Types of Data
How I think about types of data.
Batch Data
Single Entities
Sets of Data
Streaming Data
Streaming Data is a never ending flow of data. Some examples include Twitter tweets, hospital bed telemetry data, subway ticket scans, etc. I like to further categorize data seen as these:
Application Logs
Intra-application Messages
Inter-application Messages
Business Events
Application Logs
In this scenario, your application is writing logs so engineers can see what's going on and troubleshoot technical issues.
This data is meant for you and only you.
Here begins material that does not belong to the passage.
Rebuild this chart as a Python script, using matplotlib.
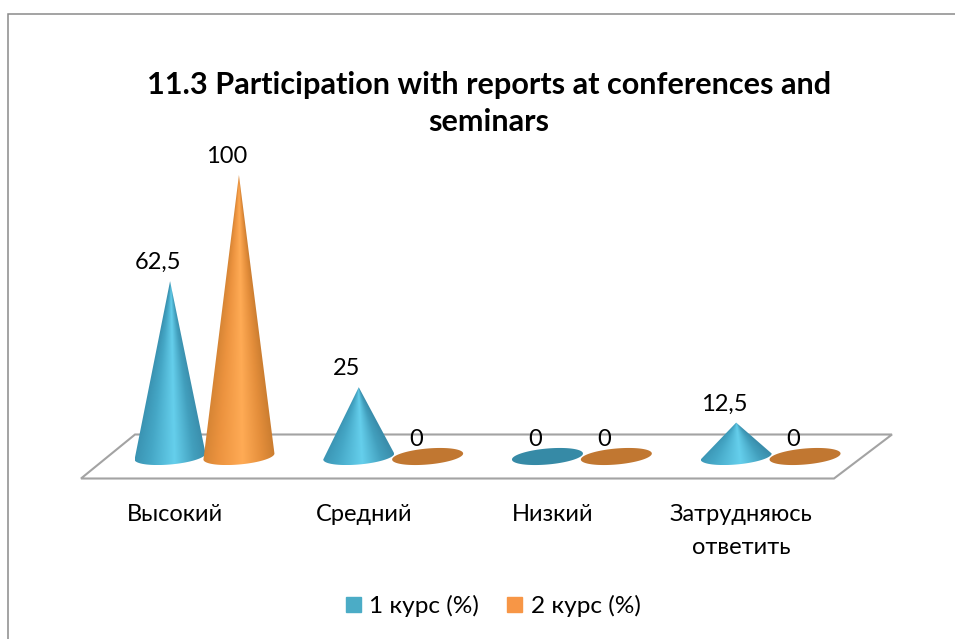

It's not meant for business folks to use so avoid providing it for analytical purposes.
Ensure you log discrete data, avoid logging sensitive data, and use appropriate logging levels.
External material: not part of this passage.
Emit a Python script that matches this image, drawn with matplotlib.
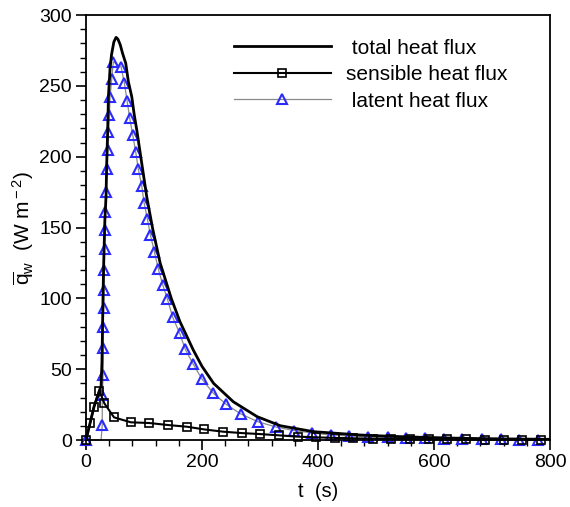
import matplotlib
matplotlib.use("Agg")
import matplotlib.pyplot as plt
from matplotlib.ticker import MultipleLocator

plt.rcParams['font.family'] = ['Liberation Sans', 'DejaVu Sans']
plt.rcParams['mathtext.fontset'] = 'custom'
plt.rcParams['mathtext.rm'] = 'Liberation Sans'
plt.rcParams['mathtext.it'] = 'Liberation Sans:italic'

# total heat flux
total_t = [0, 6.9, 13.8, 23, 26, 27.5, 28.5, 29.5, 30.5, 31.5, 32.5, 34.5, 35.7, 37.4,
           38.6, 41.4, 44, 48, 51.8, 55, 59, 63, 68.5, 73, 78.9, 83, 87.5, 96.1, 104.7,
           115, 127.8, 147, 162, 185, 200, 220, 254, 295, 335, 392, 430, 470, 520,
           580, 650, 720, 800]
total_q = [0, 11.8, 23.5, 34.8, 38, 55, 80, 105, 125, 140, 155, 172, 195, 219,
           242, 262, 272, 281, 284.2, 283, 279, 273, 265.9, 253, 242.3, 230, 218.8, 195.3, 171.7,
           149, 125, 100, 83.5, 63.5, 52, 40, 27, 16.5, 10.1, 5.9, 4.8, 3.6, 2.7,
           1.9, 1.2, 0.8, 0.5]

# sensible heat flux
sens_t = [0, 6.9, 13.8, 23, 31.6, 48.3, 77.2, 109.3, 141, 173.9, 203.7, 236, 268.8,
          300.4, 332.7, 365, 397, 429, 461, 494, 526, 558, 591, 623, 655, 688, 720,
          752, 784]
sens_q = [0, 11.8, 23.5, 34.8, 25.9, 16, 12.5, 12, 10.6, 9.4, 7.5, 5.9, 4.9,
          4.2, 3.3, 2.4, 1.9, 1.5, 1.2, 1.0, 0.8, 0.7, 0.6, 0.5, 0.4, 0.3, 0.3,
          0.2, 0.2]

# latent heat flux
lat_t = [0, 26, 28, 28, 29.5, 29.5, 29.5, 30.5, 31, 31.5, 32, 32.5, 33.5, 34.5,
         35.7, 37.4, 38.5, 40.3, 41.4, 44.3, 47.1, 60.4, 66.2, 70.8, 75.4, 80.6,
         85.8, 90.3, 96.1, 100.1, 105.8, 111, 117.9, 124.8, 132.4, 140.4, 149.6,
         161.5, 171, 185, 200, 218.7, 241.7, 267, 296.4, 327.5, 358, 390.5, 422,
         454, 487, 520, 552, 585, 617, 649, 682, 715, 747, 780]
lat_q = [0, 0, 10.6, 31.8, 45.9, 64.7, 79.5, 93, 106, 120, 134.6, 148.2, 161.2, 174.8,
         191, 204.7, 217.6, 229.4, 241.9, 254.6, 267, 263.5, 251.8, 239.5, 227, 215.3,
         203, 191, 179.3, 167.5, 156, 144.7, 132.9, 120.5, 109.4, 99.3, 86.6,
         75.3, 64.2, 53.4, 43, 33.4, 25.2, 18.4, 12.9, 9.2, 6.7, 5.0, 3.5,
         2.8, 2.4, 1.9, 1.6, 1.2, 0.9, 0.7, 0.5, 0.5, 0.3, 0.2]

fig = plt.figure(figsize=(5.7, 5.07), dpi=100)
ax = fig.add_axes([0.1509, 0.1321, 0.8140, 0.8383])

blue = '#2b2bff'
marks = [i for i in range(len(lat_t)) if i != 1]
l3, = ax.plot(lat_t, lat_q, color='#8a8a8a', lw=0.9, marker='^', ms=7.5,
              mfc='none', mec=blue, mew=1.5, markevery=marks, clip_on=False,
              label=' latent heat flux', zorder=2)
l2, = ax.plot(sens_t, sens_q, color='black', lw=1.5, marker='s', ms=6,
              mfc='none', mec='black', mew=1.2, clip_on=False,
              label='sensible heat flux', zorder=3)
l1, = ax.plot(total_t, total_q, color='black', lw=2.0, label=' total heat flux',
              zorder=4)

ax.set_xlim(0, 800)
ax.set_ylim(0, 300)
ax.xaxis.set_major_locator(MultipleLocator(200))
ax.xaxis.set_minor_locator(MultipleLocator(40))
ax.yaxis.set_major_locator(MultipleLocator(50))
ax.yaxis.set_minor_locator(MultipleLocator(10))
ax.tick_params(which='major', direction='out', length=7, width=1.2,
               labelsize=14, top=False, right=False, pad=3)
ax.tick_params(which='minor', direction='out', length=4, width=1.0,
               top=False, right=False)
for s in ax.spines.values():
    s.set_linewidth(1.3)

ax.set_xlabel('t  (s)', fontsize=14.5, labelpad=8)
ax.set_ylabel(r'$\overline{\rm q}_{\rm w}$  (W m$^{\rm -2}$)', fontsize=15,
              labelpad=2)

ax.legend(handles=[l1, l2, l3], loc='upper left', bbox_to_anchor=(0.3, 0.964),
          frameon=False, fontsize=15, handlelength=4.7, handletextpad=0.7,
          labelspacing=0.36, numpoints=1, borderaxespad=0)

fig.savefig('out.png', dpi=100)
Educate others on how to find your application's logs and what IDs can tie logs across applications.
Intra-application Messages
In this scenario, your application has separate components that communicate with one another.
This data is meant for you and only you. It's not meant for business folks to use so avoid providing it for analytical purposes.
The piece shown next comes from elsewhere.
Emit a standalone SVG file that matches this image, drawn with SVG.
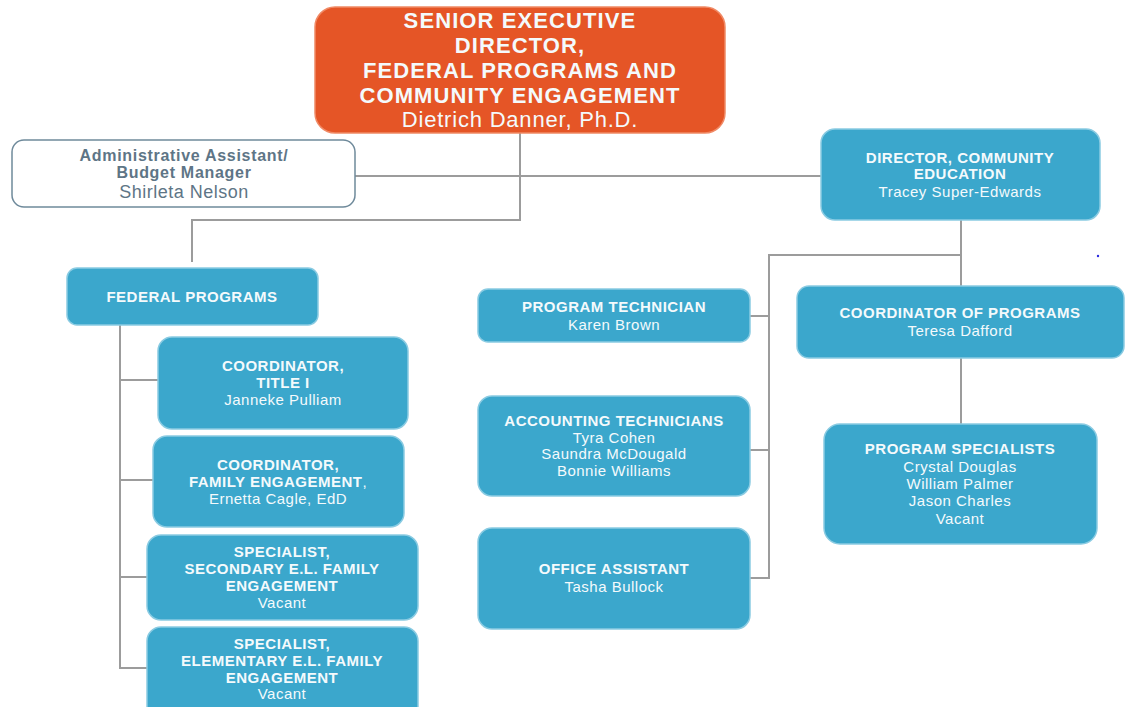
<svg xmlns="http://www.w3.org/2000/svg" width="1130" height="707" viewBox="0 0 1130 707">
  <style>
    .box { fill: #3BA7CC; stroke: #8ACBE2; stroke-width: 1.5; }
    .lead { fill: #E55526; stroke: #F08A66; stroke-width: 1.5; }
    .admin { fill: #FFFFFF; stroke: #6F8A9B; stroke-width: 1.5; }
    .t { font-family: "Liberation Sans", Arial, sans-serif; font-size: 15px; fill: #F4FAFC; text-anchor: middle; letter-spacing: 0.5px; }
    .b { font-weight: bold; }
    .top { font-size: 22px; letter-spacing: 1.1px; }
    .adm { fill: #5E7586; }
    .conn { fill: none; stroke: #9C9C9C; stroke-width: 2; }
  </style>

  <!-- reporting lines -->
  <g id="connectors">
    <path class="conn" d="M520,133 V220 H192 V262"/>
    <path class="conn" d="M355,176 H821"/>
    <path class="conn" d="M961,220 V287"/>
    <path class="conn" d="M961,255 H769 V578 H750"/>
    <path class="conn" d="M769,316 H750"/>
    <path class="conn" d="M769,450 H750"/>
    <path class="conn" d="M961,358 V425"/>
    <path class="conn" d="M120,325 V668 H147"/>
    <path class="conn" d="M120,380 H158"/>
    <path class="conn" d="M120,480 H153"/>
    <path class="conn" d="M120,577 H147"/>
  </g>

  <g id="senior-executive-director">
    <rect class="lead" x="315" y="7" width="410" height="126" rx="20"/>
    <text class="t b top" x="520" y="28">SENIOR EXECUTIVE</text>
    <text class="t b top" x="520" y="53">DIRECTOR,</text>
    <text class="t b top" x="520" y="78">FEDERAL PROGRAMS AND</text>
    <text class="t b top" x="520" y="103">COMMUNITY ENGAGEMENT</text>
    <text class="t top" x="520" y="127" style="letter-spacing:0.8px">Dietrich Danner, Ph.D.</text>
  </g>

  <g id="admin-assistant">
    <rect class="admin" x="12" y="140" width="343" height="67" rx="12"/>
    <text class="t b adm" x="184" y="161" style="font-size:16px;letter-spacing:0.7px">Administrative Assistant/</text>
    <text class="t b adm" x="184" y="178" style="font-size:16px;letter-spacing:0.7px">Budget Manager</text>
    <text class="t adm" x="184" y="198" style="font-size:18px">Shirleta Nelson</text>
  </g>

  <g id="director-community-education">
    <rect class="box" x="821" y="129" width="279" height="91" rx="14"/>
    <text class="t b" x="960" y="163">DIRECTOR, COMMUNITY</text>
    <text class="t b" x="960" y="179">EDUCATION</text>
    <text class="t" x="960" y="197">Tracey Super-Edwards</text>
  </g>

  <g id="federal-programs">
    <rect class="box" x="67" y="268" width="251" height="57" rx="10"/>
    <text class="t b" x="192" y="302">FEDERAL PROGRAMS</text>
  </g>

  <g id="coordinator-title-i">
    <rect class="box" x="158" y="337" width="250" height="92" rx="14"/>
    <text class="t b" x="283" y="371">COORDINATOR,</text>
    <text class="t b" x="283" y="388">TITLE I</text>
    <text class="t" x="283" y="405">Janneke Pulliam</text>
  </g>

  <g id="coordinator-family-engagement">
    <rect class="box" x="153" y="436" width="251" height="91" rx="14"/>
    <text class="t b" x="278" y="470">COORDINATOR,</text>
    <text class="t b" x="278" y="487">FAMILY ENGAGEMENT<tspan font-weight="normal">,</tspan></text>
    <text class="t" x="278" y="504">Ernetta Cagle, EdD</text>
  </g>

  <g id="specialist-secondary">
    <rect class="box" x="147" y="535" width="271" height="85" rx="14"/>
    <text class="t b" x="282" y="557">SPECIALIST,</text>
    <text class="t b" x="282" y="574">SECONDARY E.L. FAMILY</text>
    <text class="t b" x="282" y="591">ENGAGEMENT</text>
    <text class="t" x="282" y="608">Vacant</text>
  </g>

  <g id="specialist-elementary">
    <rect class="box" x="147" y="627" width="271" height="95" rx="14"/>
    <text class="t b" x="282" y="649">SPECIALIST,</text>
    <text class="t b" x="282" y="666">ELEMENTARY E.L. FAMILY</text>
    <text class="t b" x="282" y="683">ENGAGEMENT</text>
    <text class="t" x="282" y="699">Vacant</text>
  </g>

  <g id="program-technician">
    <rect class="box" x="478" y="289" width="272" height="53" rx="10"/>
    <text class="t b" x="614" y="312">PROGRAM TECHNICIAN</text>
    <text class="t" x="614" y="330">Karen Brown</text>
  </g>

  <g id="accounting-technicians">
    <rect class="box" x="478" y="396" width="272" height="100" rx="14"/>
    <text class="t b" x="614" y="426">ACCOUNTING TECHNICIANS</text>
    <text class="t" x="614" y="443">Tyra Cohen</text>
    <text class="t" x="614" y="459">Saundra McDougald</text>
    <text class="t" x="614" y="476">Bonnie Williams</text>
  </g>

  <g id="office-assistant">
    <rect class="box" x="478" y="528" width="272" height="101" rx="14"/>
    <text class="t b" x="614" y="574">OFFICE ASSISTANT</text>
    <text class="t" x="614" y="592">Tasha Bullock</text>
  </g>

  <g id="coordinator-of-programs">
    <rect class="box" x="797" y="286" width="327" height="72" rx="12"/>
    <text class="t b" x="960" y="318">COORDINATOR OF PROGRAMS</text>
    <text class="t" x="960" y="336">Teresa Dafford</text>
  </g>

  <g id="program-specialists">
    <rect class="box" x="824" y="424" width="273" height="120" rx="16"/>
    <text class="t b" x="960" y="454">PROGRAM SPECIALISTS</text>
    <text class="t" x="960" y="472">Crystal Douglas</text>
    <text class="t" x="960" y="489">William Palmer</text>
    <text class="t" x="960" y="506">Jason Charles</text>
    <text class="t" x="960" y="524">Vacant</text>
  </g>

  <circle cx="1098" cy="256" r="1.2" fill="#2A2AE0"/>
</svg>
Inter-application Messages
In this scenario, your application submits data to another application you do not control.
This data is meant for the receiving system only. It's not meant for business folks to use so avoid providing it for analytical purposes.
Business Events
In this scenario, applications fire true fire-and-forget business events meant for others to consume, including subscribers responsible for populating the analytical data store.
Example events might include Order Placed, New Customer Registration, Promo Code Used, and so on. The data format is crafted specifically for others to consume.
Avoid making breaking changes to your events and if a breaking change is needed, version your event. Plus, give folks time to move to the newer version (i.e. publish both versions for some time).